SHORT PROBLEM: In your copy, leave out the pictures; write out all the data exactly.

DATA SECTION:

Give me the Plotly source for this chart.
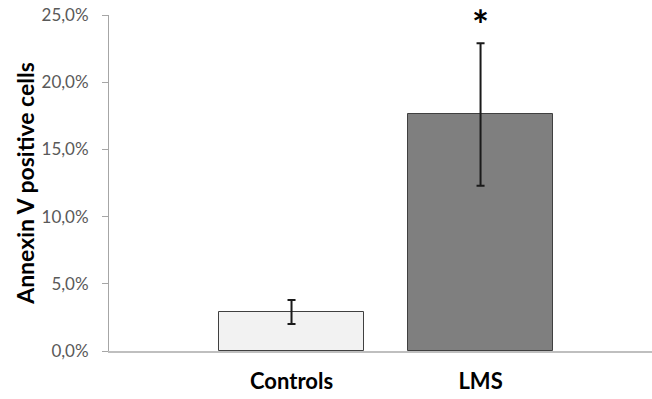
import plotly.graph_objects as go

categories = ["Controls", "LMS"]
means = [0.029, 0.176]
errors = [0.009, 0.053]
bar_colors = ["#f2f2f2", "#7f7f7f"]
y_ticks = [0, 0.05, 0.10, 0.15, 0.20, 0.25]
x_pos = [1, 2]

fig = go.Figure()
fig.add_trace(go.Bar(
    x=x_pos, y=means, width=0.767,
    marker=dict(color=bar_colors, line=dict(color="#404040", width=1)),
    error_y=dict(type="data", array=errors, visible=True, color="#1a1a1a", thickness=2, width=4),
))

fig.add_annotation(x=x_pos[1], y=means[1] + errors[1], text="<b>*</b>", showarrow=False,
                   yanchor="bottom", yshift=-8, font=dict(size=40, color="#000000", family="Lato"))

fig.update_layout(
    width=652, height=399,
    margin=dict(l=109, r=0, t=15, b=48),
    plot_bgcolor="white", paper_bgcolor="white",
    separators=",.",
    showlegend=False,
    bargap=0,
    font=dict(family="Lato"),
)
fig.update_xaxes(
    range=[0.0344, 2.907], tickvals=x_pos, ticktext=[f"<b>{c}</b>" for c in categories],
    showline=True, linecolor="#bfbfbf", linewidth=2, showgrid=False, zeroline=False,
    ticks="", tickfont=dict(size=22, color="#000000", family="Lato"), ticklabelstandoff=10,
)
fig.update_yaxes(
    range=[0, 0.25], tickvals=y_ticks, tickformat=".1%",
    showline=True, linecolor="#a6a6a6", linewidth=1, showgrid=False, zeroline=False,
    ticks="outside", ticklen=6, tickcolor="#a6a6a6",
    tickfont=dict(size=17, color="#595959", family="Lato"), ticklabelstandoff=10,
    title=dict(text="<b>Annexin V positive cells</b>", font=dict(size=23, color="#000000", family="Lato"), standoff=0),
)

fig.write_html("out.html")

TASK ANSWER:
Give me the Plotly source for this chart.
import plotly.graph_objects as go

categories = ["Controls", "LMS"]
means = [0.029, 0.176]
errors = [0.009, 0.053]
bar_colors = ["#f2f2f2", "#7f7f7f"]
y_ticks = [0, 0.05, 0.10, 0.15, 0.20, 0.25]
x_pos = [1, 2]

fig = go.Figure()
fig.add_trace(go.Bar(
    x=x_pos, y=means, width=0.767,
    marker=dict(color=bar_colors, line=dict(color="#404040", width=1)),
    error_y=dict(type="data", array=errors, visible=True, color="#1a1a1a", thickness=2, width=4),
))

fig.add_annotation(x=x_pos[1], y=means[1] + errors[1], text="<b>*</b>", showarrow=False,
                   yanchor="bottom", yshift=-8, font=dict(size=40, color="#000000", family="Lato"))

fig.update_layout(
    width=652, height=399,
    margin=dict(l=109, r=0, t=15, b=48),
    plot_bgcolor="white", paper_bgcolor="white",
    separators=",.",
    showlegend=False,
    bargap=0,
    font=dict(family="Lato"),
)
fig.update_xaxes(
    range=[0.0344, 2.907], tickvals=x_pos, ticktext=[f"<b>{c}</b>" for c in categories],
    showline=True, linecolor="#bfbfbf", linewidth=2, showgrid=False, zeroline=False,
    ticks="", tickfont=dict(size=22, color="#000000", family="Lato"), ticklabelstandoff=10,
)
fig.update_yaxes(
    range=[0, 0.25], tickvals=y_ticks, tickformat=".1%",
    showline=True, linecolor="#a6a6a6", linewidth=1, showgrid=False, zeroline=False,
    ticks="outside", ticklen=6, tickcolor="#a6a6a6",
    tickfont=dict(size=17, color="#595959", family="Lato"), ticklabelstandoff=10,
    title=dict(text="<b>Annexin V positive cells</b>", font=dict(size=23, color="#000000", family="Lato"), standoff=0),
)

fig.write_html("out.html")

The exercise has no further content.